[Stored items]

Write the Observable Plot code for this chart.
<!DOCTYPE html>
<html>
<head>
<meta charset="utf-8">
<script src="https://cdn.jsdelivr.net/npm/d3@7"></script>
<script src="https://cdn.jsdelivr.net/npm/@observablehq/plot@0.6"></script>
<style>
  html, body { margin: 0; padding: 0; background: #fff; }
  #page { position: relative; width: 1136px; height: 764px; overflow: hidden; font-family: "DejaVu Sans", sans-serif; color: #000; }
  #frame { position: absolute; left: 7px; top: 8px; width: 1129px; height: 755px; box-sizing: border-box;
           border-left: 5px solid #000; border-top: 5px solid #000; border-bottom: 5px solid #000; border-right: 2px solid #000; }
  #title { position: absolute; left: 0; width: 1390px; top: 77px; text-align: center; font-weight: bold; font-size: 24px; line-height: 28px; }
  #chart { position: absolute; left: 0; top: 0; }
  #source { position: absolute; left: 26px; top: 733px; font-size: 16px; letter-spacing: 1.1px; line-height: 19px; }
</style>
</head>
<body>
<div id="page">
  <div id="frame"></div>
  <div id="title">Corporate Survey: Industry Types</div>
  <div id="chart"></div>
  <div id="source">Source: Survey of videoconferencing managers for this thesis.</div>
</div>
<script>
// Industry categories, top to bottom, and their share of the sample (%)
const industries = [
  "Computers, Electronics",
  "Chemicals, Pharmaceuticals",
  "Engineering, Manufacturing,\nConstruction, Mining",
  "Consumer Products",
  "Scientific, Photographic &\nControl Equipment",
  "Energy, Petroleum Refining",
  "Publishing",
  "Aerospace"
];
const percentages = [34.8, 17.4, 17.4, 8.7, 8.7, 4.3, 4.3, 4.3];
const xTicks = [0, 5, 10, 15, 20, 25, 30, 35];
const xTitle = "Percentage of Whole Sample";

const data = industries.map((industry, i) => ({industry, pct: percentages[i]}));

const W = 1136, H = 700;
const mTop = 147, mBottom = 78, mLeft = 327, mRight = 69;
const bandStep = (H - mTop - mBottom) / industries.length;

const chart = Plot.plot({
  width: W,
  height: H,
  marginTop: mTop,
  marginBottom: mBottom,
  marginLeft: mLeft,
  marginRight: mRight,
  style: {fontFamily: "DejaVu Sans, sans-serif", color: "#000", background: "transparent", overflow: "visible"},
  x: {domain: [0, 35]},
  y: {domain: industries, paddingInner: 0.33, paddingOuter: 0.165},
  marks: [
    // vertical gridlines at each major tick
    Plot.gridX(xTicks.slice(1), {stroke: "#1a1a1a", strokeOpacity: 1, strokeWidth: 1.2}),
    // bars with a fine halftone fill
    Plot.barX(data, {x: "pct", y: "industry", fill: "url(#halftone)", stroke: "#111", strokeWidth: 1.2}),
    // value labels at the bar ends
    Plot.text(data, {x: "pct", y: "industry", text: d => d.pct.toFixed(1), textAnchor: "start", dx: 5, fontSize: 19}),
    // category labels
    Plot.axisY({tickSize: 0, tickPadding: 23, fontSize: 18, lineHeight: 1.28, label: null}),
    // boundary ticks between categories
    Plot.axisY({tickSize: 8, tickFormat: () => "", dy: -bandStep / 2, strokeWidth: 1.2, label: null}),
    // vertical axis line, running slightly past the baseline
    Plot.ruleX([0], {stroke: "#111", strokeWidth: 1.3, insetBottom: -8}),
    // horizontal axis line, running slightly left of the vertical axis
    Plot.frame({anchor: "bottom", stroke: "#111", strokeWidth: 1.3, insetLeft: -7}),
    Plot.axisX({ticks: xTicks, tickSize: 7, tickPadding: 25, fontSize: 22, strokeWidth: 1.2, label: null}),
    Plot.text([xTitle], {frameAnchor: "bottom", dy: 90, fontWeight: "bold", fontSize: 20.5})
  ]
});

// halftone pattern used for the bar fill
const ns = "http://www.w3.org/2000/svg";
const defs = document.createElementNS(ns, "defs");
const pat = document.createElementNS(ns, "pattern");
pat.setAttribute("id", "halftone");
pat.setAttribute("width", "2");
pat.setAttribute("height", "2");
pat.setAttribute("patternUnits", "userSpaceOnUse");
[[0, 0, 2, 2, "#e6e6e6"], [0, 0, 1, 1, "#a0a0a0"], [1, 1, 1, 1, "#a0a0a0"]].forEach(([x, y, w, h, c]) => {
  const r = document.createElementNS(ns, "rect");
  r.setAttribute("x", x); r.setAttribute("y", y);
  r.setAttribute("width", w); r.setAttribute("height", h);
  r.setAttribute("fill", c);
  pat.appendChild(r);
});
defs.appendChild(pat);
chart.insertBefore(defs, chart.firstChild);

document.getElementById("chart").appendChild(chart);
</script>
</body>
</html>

...

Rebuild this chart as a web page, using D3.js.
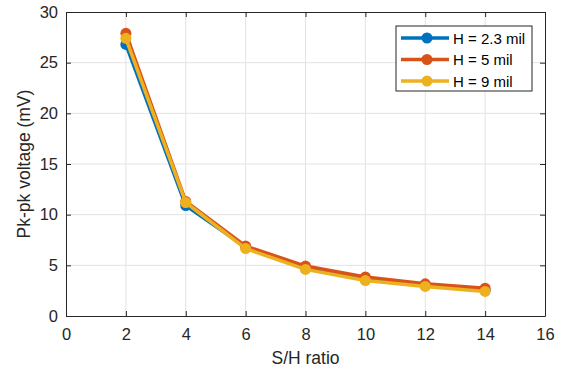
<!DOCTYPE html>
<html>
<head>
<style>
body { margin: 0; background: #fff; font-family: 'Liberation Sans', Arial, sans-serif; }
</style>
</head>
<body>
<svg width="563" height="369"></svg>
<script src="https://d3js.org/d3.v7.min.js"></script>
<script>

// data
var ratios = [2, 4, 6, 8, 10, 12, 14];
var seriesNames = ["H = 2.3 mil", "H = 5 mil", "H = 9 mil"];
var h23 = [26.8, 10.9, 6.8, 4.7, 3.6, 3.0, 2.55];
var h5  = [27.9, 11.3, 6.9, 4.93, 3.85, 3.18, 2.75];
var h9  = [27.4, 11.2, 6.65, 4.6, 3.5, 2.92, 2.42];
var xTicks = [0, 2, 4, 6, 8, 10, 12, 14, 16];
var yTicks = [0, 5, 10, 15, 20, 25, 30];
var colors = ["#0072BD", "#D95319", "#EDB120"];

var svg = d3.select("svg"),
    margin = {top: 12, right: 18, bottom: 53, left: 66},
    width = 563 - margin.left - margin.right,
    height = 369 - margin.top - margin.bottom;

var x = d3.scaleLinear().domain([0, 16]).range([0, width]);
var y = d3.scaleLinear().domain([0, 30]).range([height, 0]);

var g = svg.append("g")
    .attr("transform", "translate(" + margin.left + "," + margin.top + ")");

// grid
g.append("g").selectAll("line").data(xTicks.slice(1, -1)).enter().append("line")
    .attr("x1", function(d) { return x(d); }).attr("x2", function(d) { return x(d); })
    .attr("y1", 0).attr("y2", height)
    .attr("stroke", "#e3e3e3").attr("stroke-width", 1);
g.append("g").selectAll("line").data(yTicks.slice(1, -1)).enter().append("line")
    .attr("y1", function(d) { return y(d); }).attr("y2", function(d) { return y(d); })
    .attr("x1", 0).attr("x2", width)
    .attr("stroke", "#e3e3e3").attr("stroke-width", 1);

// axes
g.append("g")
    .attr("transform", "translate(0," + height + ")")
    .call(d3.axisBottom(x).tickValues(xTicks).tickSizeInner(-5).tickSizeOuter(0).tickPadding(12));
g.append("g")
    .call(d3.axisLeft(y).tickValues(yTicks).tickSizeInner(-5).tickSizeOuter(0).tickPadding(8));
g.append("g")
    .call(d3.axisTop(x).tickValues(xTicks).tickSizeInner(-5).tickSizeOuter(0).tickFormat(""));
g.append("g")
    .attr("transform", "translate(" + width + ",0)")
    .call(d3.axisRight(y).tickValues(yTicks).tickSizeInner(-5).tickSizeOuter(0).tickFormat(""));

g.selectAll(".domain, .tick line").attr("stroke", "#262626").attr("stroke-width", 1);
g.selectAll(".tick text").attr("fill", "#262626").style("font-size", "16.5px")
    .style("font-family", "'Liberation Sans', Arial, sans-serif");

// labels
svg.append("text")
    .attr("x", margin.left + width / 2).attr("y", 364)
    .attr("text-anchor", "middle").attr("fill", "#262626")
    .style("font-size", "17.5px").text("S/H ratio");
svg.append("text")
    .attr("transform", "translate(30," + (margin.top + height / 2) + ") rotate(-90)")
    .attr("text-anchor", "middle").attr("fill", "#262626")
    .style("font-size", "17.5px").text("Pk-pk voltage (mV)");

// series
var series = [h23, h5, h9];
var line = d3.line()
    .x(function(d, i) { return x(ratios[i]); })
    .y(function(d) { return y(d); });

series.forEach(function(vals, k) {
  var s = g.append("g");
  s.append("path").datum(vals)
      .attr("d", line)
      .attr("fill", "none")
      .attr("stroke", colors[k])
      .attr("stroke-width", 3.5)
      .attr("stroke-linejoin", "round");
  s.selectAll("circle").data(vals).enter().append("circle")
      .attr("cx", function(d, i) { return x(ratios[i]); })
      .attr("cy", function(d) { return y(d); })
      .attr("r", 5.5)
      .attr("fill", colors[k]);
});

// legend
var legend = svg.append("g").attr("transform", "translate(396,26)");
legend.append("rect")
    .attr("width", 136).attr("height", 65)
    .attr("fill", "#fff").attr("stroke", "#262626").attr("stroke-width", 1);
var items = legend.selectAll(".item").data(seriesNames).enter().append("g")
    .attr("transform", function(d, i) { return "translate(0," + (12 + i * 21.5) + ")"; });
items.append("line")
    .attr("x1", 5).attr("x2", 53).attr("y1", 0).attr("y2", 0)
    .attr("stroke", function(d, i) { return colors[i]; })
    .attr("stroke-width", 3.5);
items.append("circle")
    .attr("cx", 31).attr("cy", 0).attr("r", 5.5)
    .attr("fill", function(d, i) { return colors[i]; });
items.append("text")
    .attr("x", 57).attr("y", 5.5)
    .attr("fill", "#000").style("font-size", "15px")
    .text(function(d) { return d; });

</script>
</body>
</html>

- **Exercise aim**: Keep to the stretch from the line containing "Rebuild this chart" through the line containing "var y = d3.scaleLinear().domain([0, 30]).range([height, 0]);", both ends included, and copy it exactly from the listing above, minus the pictures.

- **Written answer**:
Rebuild this chart as a web page, using D3.js.
<!DOCTYPE html>
<html>
<head>
<style>
body { margin: 0; background: #fff; font-family: 'Liberation Sans', Arial, sans-serif; }
</style>
</head>
<body>
<svg width="563" height="369"></svg>
<script src="https://d3js.org/d3.v7.min.js"></script>
<script>

// data
var ratios = [2, 4, 6, 8, 10, 12, 14];
var seriesNames = ["H = 2.3 mil", "H = 5 mil", "H = 9 mil"];
var h23 = [26.8, 10.9, 6.8, 4.7, 3.6, 3.0, 2.55];
var h5  = [27.9, 11.3, 6.9, 4.93, 3.85, 3.18, 2.75];
var h9  = [27.4, 11.2, 6.65, 4.6, 3.5, 2.92, 2.42];
var xTicks = [0, 2, 4, 6, 8, 10, 12, 14, 16];
var yTicks = [0, 5, 10, 15, 20, 25, 30];
var colors = ["#0072BD", "#D95319", "#EDB120"];

var svg = d3.select("svg"),
    margin = {top: 12, right: 18, bottom: 53, left: 66},
    width = 563 - margin.left - margin.right,
    height = 369 - margin.top - margin.bottom;

var x = d3.scaleLinear().domain([0, 16]).range([0, width]);
var y = d3.scaleLinear().domain([0, 30]).range([height, 0]);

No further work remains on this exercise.